The growth of robo-advisor services has escalated to the point that most major financial providers have created their own service just to keep clients in-house.
Robo-advisors, which use algorithms based on investor profiles to provide investment advice, are usually less expensive than talking to a human advisor. There is less give-and-take, less opportunity for argument or coercion, and robo-advisors are always available. There are some services, especially related to balance updates, which robo-advisors offer beyond what human advisors can offer.
But the question remains whether robo-advisor users are more satisfied with their electronic advisor than they are with their human advisor.
The answer to that question is in Spectrem’s new research on robo-advisors. According to Wealthy Investors and Their Perceptions of Robo-Advisors, there is not a huge difference between the satisfaction investors feel for their human advisor or their robo-advisor.
“The research shows that investors now believe robo-advisors can perform many advisory functions as well as a human advisor,’’ Spectrem president George H. Walper Jr. “That would seem to indicate that they are just as satisfied with their robo-advisor’s performance as they are their human advisor’s performance.”
The study asked affluent investors who use both human and robo-advisors to rate their satisfaction with their two different types of advisors on a 0-to-100 scale. On the scale, rating toward the “0” meant satisfaction was greater for a human advisor and rating toward the “100’’ meant satisfaction was greater for the robo-advisor. The investors were also segmented by age, gender, wealth level and investment knowledge.
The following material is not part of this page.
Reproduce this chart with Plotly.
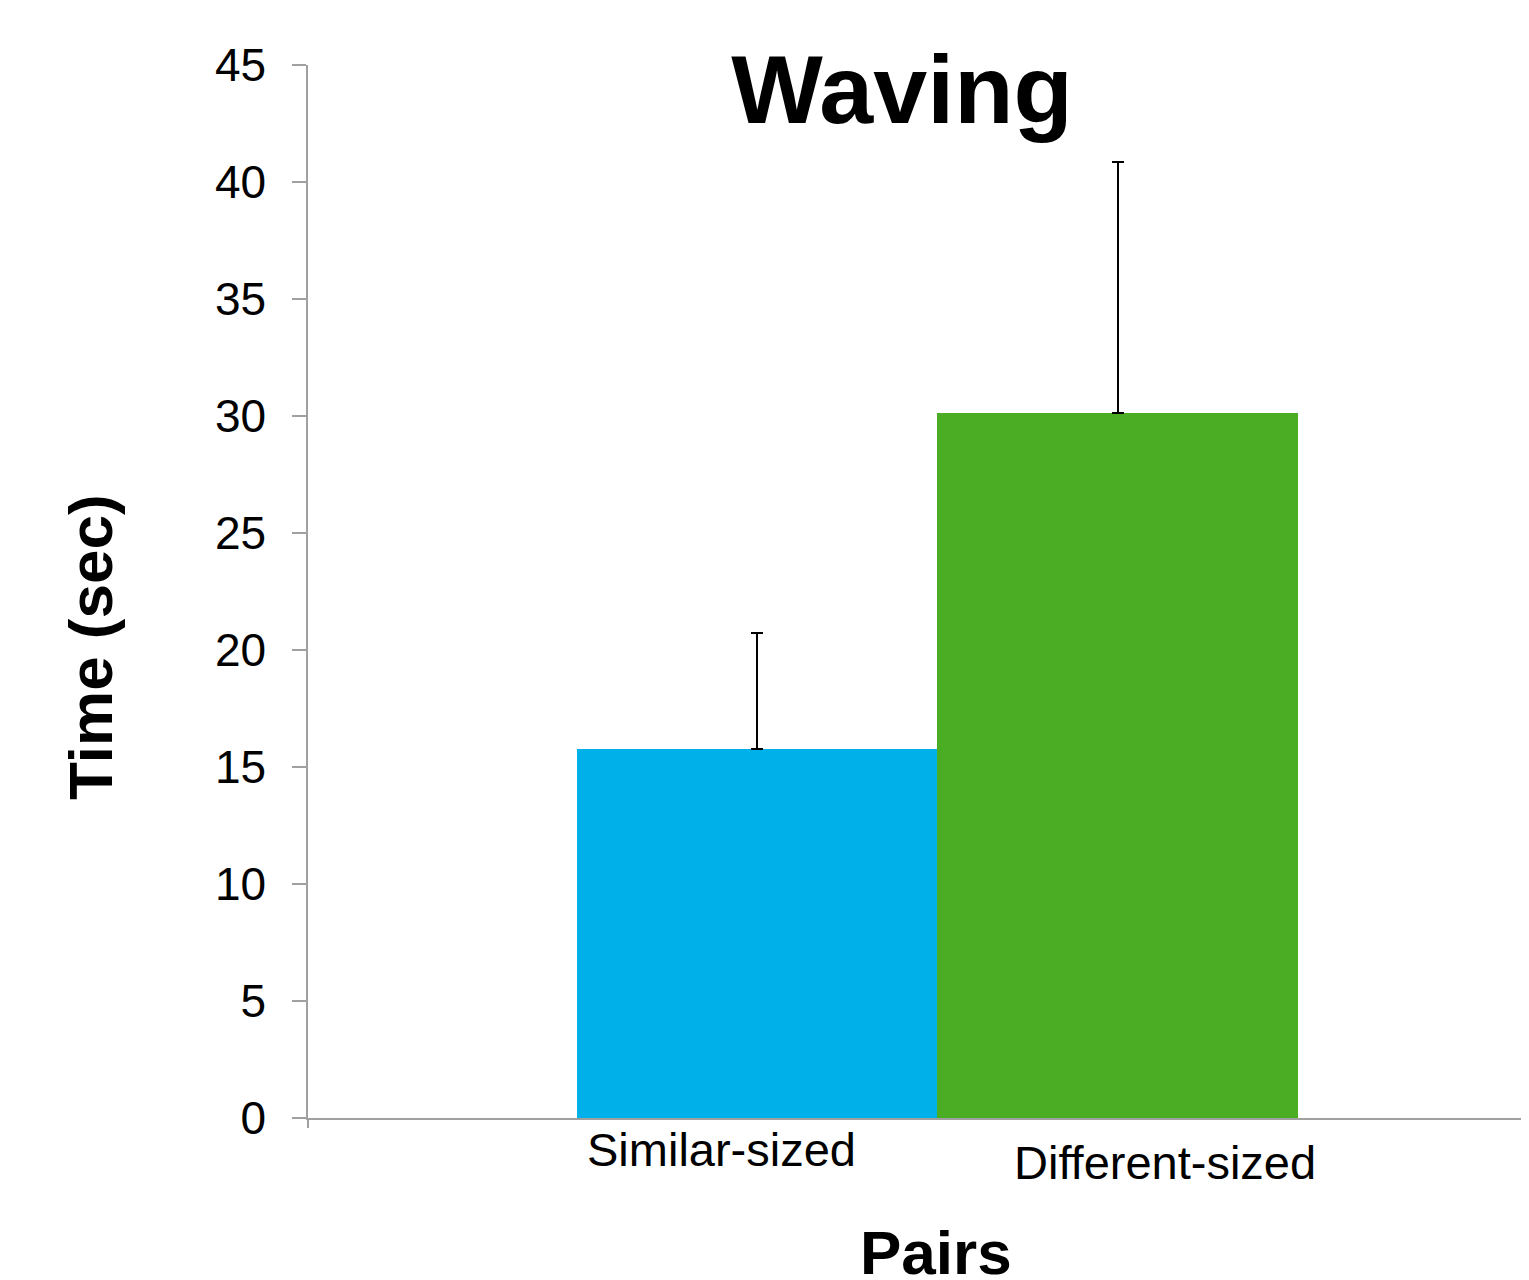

Among all the investors, the rating was about as close to down the middle as it could be, 52.90, showing a slight lean toward higher satisfaction for robo-advisors.
There were segments of investors who leaned much more heavily toward robo-advisor satisfaction. For instance, investors under the age of 35 (a top audience for robo-advisors) was at 64.00. Investors who admit to a low level of investment knowledge put their robo-advisor satisfaction at 58.37.
This information is significant to advisors. It indicates that they are not servicing young investors the way they want to be serviced. The ease of use of a robo-advisor, not to mention the lower fees, is an appeal human advisors are finding it hard to match.
The insights related to investor knowledge is an indication that investors with low levels of investment background may not fully understand how a human advisor can better serve their investment intentions.
Both male and female investors showed a slight preference for their robo-advisor, with females leaning slightly more toward robo-advisors.
There were investors who leaned toward a preference for human advisors, but not by a large margin. Predictably, older investors placed their overall rating at 43.54, a slight lean toward humans. Likewise, investors who considered themselves very knowledgeable about investments and finances rated their satisfaction at 49.48, slightly on the human side of the rating scale.
Top Takeaways for Advisors
The overriding detail of the Spectrem research is that investors do not see any difference between the services they receive from a robo-advisor or the services they receive from a human advisor. There needs to be some way for companies to indicate the reasons investors should prefer to work with a personal advisor. Then, of course, those advisors have to deliver the goods.
Satisfaction is a product of expectations. Investors may have a lower level of expectation for robo-advisors, which could create an easier path to satisfaction. However, investors working with robo-advisors may reach a level where they eschew more complicated investment options which would require working with a human advisor simply because the robo-advisor service works so well for them. Again, personal advisors need to differentiate themselves from the non-human investment experience.
*According to Spectrem research, there are currently 29.8 million households with $100,000 - $1 million in net worth (not including primary residence, NIPR). There are 9.1 Millionaire households ($1 million - $5 million net worth, NIPR), 1.21 million Ultra High Net Worth households ($5 million - $25 million net worth, NIPR) and 145,000 households with more than $25 million in net worth, NIPR.